Die tausend Quadratmeter große Ghab-Ebene wird im Süden und Westen vornehmlich von Alawiten bewohnt, im Norden und Osten überwiegend von Sunniten. In den Alawitengebieten verfügt der syrische Präsident Bashar al-Assad, selbst ein Alawit, über viele Anhänger. Die in Syrien minoritäre, aber einflussreiche Religionsgemeinschaft der Alawiten ist eine Abspaltung des schiitischen Islam. Die große Mehrheit der syrischen Bevölkerung ist sunnitisch.

Massive Luftangriffe der Russen

Im Norden von Latakia eroberte die Armee nach übereinstimmenden Angaben auf ihrem Vormarsch unter anderem die Ortschaft Kafr Dalba. Auf lange Sicht streben die Regierungstruppen die Rückeroberung der Provinz Idlib an. Diese wird nahezu vollständig von der islamistischen Armee der Eroberung kontrolliert. In ihr sind der syrische Ableger von Al-Kaida, die Al-Nusra-Front, und die von den Golfstaaten und der Türkei unterstützte Gruppierung Ahrar al-Sham zusammengeschlossen. Kämpfer der Jihadistenmiliz "Islamischer Staat" (IS) sollen sich dort nicht aufhalten.

Die russische Luftwaffe flog erneut dutzende Luftangriffe auf mutmaßliche Stellungen islamistischer Rebellen. Wie das Verteidigungsministerium in Moskau mitteilte, wurden seit Samstag 63 Ziele in den Provinzen Hama, Latakia, Idlib und Raqqa getroffen. Bei den Angriffen mit Kampfjets, die vom Luftwaffenstützpunkt Hmeimim aus starteten, seien 53 Positionen der "Terroristen" zerstört worden, hieß es.

Die US-Menschenrechtsorganisation Human Rights Watch (HRW) warf Moskau vor, für den Einsatz neuartiger Streubomben in Syrien verantwortlich zu sein. Fotos belegten, dass die verbotenen Bomben am 4. Oktober über dem Dorf Kafr Halab südwestlich von Aleppo abgeworfen wurden, erklärte sie am Sonntag. Die Streubomben seien entweder von Russland selbst eingesetzt oder von Moskau an die syrische Armee geliefert worden. Auch in den Provinzen Hama und Idlib seien Streubomben zum Einsatz gekommen.

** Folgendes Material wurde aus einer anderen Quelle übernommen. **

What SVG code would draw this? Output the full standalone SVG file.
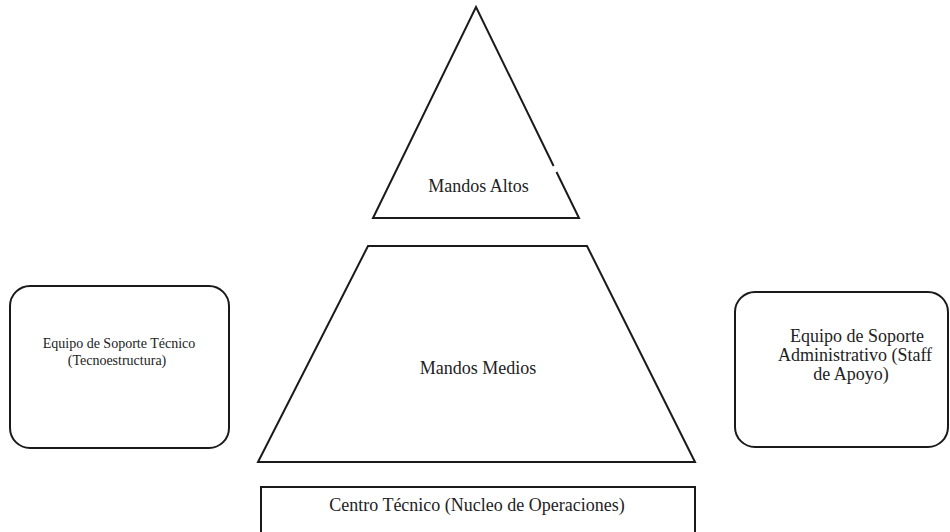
<svg xmlns="http://www.w3.org/2000/svg" width="950" height="532" viewBox="0 0 950 532">
<style>
.s{fill:#fff;stroke:#1a1a1a;stroke-width:2;stroke-linejoin:miter}
.t{font-family:"Liberation Serif","Times New Roman",serif;fill:#222;text-anchor:middle}
.b{font-size:18px}
.m{font-size:14px}
</style>
<rect width="950" height="532" fill="#fff"/>
<g id="mandos-altos">
<path class="s" d="M556.5,172 L579,218 L373,218 L476,7 L553.6,166" fill="#fff"/>
<text class="t b" x="478.5" y="192">Mandos Altos</text>
</g>
<g id="mandos-medios">
<polygon class="s" points="368,246 587,246 695,462 258,462"/>
<text class="t b" x="478" y="374">Mandos Medios</text>
</g>
<g id="centro-tecnico">
<rect class="s" x="261" y="487" width="434" height="60"/>
<text class="t b" x="477" y="511">Centro Técnico (Nucleo de Operaciones)</text>
</g>
<g id="tecnoestructura">
<rect class="s" x="10" y="286" width="219" height="162" rx="20" ry="20"/>
<text class="t m" x="119" y="348">Equipo de Soporte Técnico</text>
<text class="t m" x="117" y="365">(Tecnoestructura)</text>
</g>
<g id="staff-apoyo">
<rect class="s" x="735" y="292" width="213" height="155" rx="20" ry="20"/>
<text class="t b" x="857" y="342">Equipo de Soporte</text>
<text class="t b" x="855" y="361">Administrativo (Staff</text>
<text class="t b" x="851" y="380">de Apoyo)</text>
</g>
<g id="connectors"></g>
</svg>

Streubomben setzen Hunderte kleinerer Bomben frei. Viele Blindgänger explodieren erst Jahre später. Genau wie Landminen geht die Munition bei Berührung in die Luft - wer nicht sofort getötet wird, überlebt meist schwer verstümmelt. Laut einem von 116 Staaten unterzeichneten Vertrag aus dem Jahr 2008 ist Streumunition international verboten.

Am Samstag starteten islamistische Aufständische einen Versuch, den IS nördlich von Aleppo zurückzuwerfen. Die Syrische Beobachtungsstelle für Menschenrechte vermeldete die Wiedereroberung des Dorfes Tall Sussin. Zudem gebe es schwere Gefechte in dem Gebiet um den von den Regierungstruppen kontrollierten und von Jihadisten belagerten Militärflughafen Kweyris.

Der russische Präsident Wladimir Putin warf indes den USA und den europäischen Mächten vor, sie redeten bloß über den Kampf gegen Terrorismus. Resultate seien aber nicht zu sehen, sagte er im Fernsehen. Am Rande des Formel-1-Rennens in Sotschi wollte er auch mit dem Verteidigungsminister der Vereinigten Arabischen Emirate, Scheich Mohammed bin Zayed Al Nahyan, über Syrien und den Kampf gegen den Terror sprechen.

"Fortschritte" gab es nach Angaben des US-Verteidigungsministeriums bei den Gesprächen mit Moskau zur Vermeidung von Zusammenstößen zwischen Flugzeugen beider Länder im Luftraum über Syrien. Das russische Verteidigungsministerium sprach von "professionellen und konstruktiven Diskussionen".